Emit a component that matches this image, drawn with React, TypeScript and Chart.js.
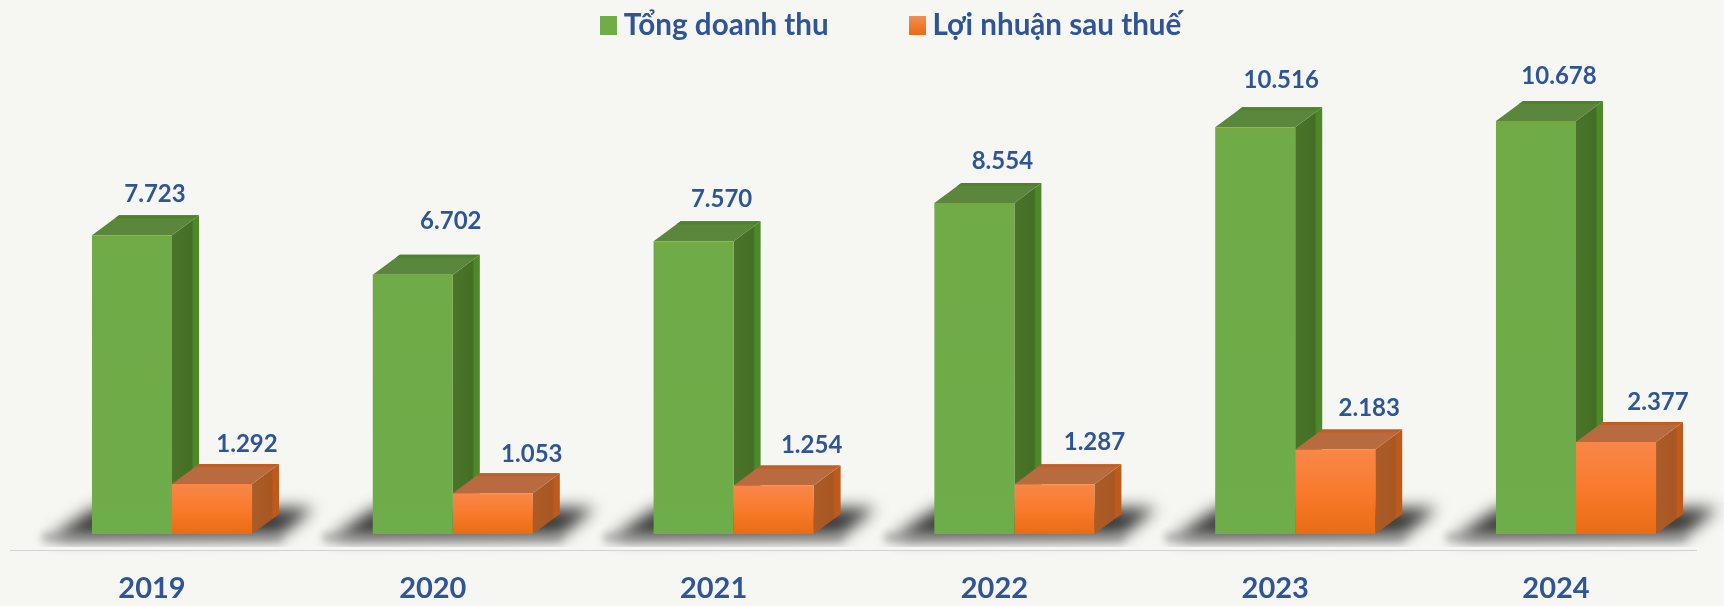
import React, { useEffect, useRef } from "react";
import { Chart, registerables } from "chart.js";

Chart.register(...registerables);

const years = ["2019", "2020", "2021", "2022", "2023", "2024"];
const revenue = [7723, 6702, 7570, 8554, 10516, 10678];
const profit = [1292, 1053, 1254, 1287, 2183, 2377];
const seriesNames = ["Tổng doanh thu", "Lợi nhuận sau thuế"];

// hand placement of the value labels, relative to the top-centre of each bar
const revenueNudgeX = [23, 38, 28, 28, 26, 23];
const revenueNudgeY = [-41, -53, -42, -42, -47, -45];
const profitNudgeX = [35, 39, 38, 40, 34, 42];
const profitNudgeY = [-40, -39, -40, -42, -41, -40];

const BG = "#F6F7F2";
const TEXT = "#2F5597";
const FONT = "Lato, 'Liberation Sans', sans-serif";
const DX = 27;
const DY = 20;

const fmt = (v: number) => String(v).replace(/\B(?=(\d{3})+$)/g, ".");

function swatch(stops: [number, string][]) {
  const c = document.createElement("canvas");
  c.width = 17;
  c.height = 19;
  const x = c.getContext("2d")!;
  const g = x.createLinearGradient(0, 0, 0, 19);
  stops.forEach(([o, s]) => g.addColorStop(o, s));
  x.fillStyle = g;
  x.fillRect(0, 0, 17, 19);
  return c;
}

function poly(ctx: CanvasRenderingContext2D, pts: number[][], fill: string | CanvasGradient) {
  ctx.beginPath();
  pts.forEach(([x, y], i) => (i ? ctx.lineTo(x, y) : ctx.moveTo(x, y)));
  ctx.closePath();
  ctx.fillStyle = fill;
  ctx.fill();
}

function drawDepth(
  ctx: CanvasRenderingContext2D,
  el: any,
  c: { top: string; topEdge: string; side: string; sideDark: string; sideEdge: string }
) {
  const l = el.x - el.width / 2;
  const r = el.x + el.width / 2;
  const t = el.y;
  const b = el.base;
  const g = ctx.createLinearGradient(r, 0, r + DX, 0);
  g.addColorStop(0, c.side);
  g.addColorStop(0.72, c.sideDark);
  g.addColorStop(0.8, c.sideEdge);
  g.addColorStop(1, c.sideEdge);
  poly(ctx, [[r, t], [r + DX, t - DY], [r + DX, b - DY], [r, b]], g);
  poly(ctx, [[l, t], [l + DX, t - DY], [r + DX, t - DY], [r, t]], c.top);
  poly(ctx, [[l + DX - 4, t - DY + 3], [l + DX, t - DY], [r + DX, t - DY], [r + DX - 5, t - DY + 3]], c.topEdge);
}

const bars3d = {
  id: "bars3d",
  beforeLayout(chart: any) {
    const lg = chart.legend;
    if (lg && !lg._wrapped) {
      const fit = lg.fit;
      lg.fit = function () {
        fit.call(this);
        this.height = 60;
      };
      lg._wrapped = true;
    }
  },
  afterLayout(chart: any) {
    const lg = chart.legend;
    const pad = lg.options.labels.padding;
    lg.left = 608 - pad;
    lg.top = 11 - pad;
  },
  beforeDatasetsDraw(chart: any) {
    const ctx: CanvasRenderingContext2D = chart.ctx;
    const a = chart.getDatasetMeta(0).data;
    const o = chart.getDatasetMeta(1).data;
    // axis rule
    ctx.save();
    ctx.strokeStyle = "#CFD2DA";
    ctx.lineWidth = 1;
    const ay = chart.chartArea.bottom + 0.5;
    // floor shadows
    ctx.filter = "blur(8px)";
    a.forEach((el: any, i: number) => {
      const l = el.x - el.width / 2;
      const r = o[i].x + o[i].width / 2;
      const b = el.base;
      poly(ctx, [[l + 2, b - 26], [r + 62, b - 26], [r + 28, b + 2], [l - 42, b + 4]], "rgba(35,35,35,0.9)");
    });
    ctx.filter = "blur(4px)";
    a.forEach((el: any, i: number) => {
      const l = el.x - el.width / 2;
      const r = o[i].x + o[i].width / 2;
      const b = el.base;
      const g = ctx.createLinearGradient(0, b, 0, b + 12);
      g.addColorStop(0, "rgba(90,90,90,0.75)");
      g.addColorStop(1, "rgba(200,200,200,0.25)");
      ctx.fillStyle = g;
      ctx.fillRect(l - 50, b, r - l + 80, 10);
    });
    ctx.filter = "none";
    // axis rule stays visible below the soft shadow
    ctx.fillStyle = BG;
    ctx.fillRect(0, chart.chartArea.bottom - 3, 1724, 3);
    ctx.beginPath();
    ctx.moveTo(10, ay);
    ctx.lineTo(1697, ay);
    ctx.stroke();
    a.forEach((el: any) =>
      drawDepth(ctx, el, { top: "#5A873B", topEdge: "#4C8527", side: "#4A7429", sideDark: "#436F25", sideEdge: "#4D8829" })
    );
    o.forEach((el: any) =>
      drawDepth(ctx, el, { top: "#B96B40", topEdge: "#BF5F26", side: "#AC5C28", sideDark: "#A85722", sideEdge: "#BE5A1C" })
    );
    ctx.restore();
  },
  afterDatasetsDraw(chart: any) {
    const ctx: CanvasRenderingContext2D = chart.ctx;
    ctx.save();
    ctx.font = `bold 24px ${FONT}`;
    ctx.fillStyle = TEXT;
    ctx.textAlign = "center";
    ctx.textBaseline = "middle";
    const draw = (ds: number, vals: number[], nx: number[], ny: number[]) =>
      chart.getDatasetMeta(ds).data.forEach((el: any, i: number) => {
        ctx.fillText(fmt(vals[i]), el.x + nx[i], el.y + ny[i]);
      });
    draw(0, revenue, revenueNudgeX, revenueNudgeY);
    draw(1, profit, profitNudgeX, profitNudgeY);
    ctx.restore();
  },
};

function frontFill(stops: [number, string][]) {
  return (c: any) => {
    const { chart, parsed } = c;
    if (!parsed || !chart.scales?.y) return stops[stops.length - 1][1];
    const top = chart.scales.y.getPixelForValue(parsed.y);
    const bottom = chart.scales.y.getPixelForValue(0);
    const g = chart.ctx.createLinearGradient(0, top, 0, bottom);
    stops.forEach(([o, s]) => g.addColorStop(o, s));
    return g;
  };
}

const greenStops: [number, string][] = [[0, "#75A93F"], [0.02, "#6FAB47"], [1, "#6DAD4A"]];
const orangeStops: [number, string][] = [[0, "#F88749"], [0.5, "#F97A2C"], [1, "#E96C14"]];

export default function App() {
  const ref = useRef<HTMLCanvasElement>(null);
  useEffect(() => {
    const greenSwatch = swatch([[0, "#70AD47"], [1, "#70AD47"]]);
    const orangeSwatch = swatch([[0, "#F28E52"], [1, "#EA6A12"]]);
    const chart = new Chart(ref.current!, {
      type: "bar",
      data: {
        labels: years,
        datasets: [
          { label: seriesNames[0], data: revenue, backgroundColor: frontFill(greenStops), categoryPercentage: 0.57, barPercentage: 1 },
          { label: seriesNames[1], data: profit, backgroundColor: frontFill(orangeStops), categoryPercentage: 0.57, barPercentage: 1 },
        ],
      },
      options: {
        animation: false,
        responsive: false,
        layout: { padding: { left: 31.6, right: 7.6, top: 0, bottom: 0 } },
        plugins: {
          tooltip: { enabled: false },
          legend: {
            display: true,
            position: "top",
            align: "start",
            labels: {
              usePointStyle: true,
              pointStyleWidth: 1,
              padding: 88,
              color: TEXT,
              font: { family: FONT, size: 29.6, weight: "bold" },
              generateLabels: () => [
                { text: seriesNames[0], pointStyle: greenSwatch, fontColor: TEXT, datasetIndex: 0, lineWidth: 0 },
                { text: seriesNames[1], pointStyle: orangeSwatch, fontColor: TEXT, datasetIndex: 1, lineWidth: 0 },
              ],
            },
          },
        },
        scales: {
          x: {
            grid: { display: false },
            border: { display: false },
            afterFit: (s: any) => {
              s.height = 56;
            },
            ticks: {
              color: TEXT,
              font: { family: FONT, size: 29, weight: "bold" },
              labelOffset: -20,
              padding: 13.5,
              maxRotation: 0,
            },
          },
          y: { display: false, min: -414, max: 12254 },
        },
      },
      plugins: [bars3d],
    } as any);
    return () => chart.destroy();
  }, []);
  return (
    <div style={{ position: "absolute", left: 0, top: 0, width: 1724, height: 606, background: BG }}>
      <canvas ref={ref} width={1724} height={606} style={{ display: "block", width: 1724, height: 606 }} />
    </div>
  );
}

- - - - -

## WORK REQUIRED
Give the count of lines in the listing that hold the word "this", with no other text.

## TASK RESULT
3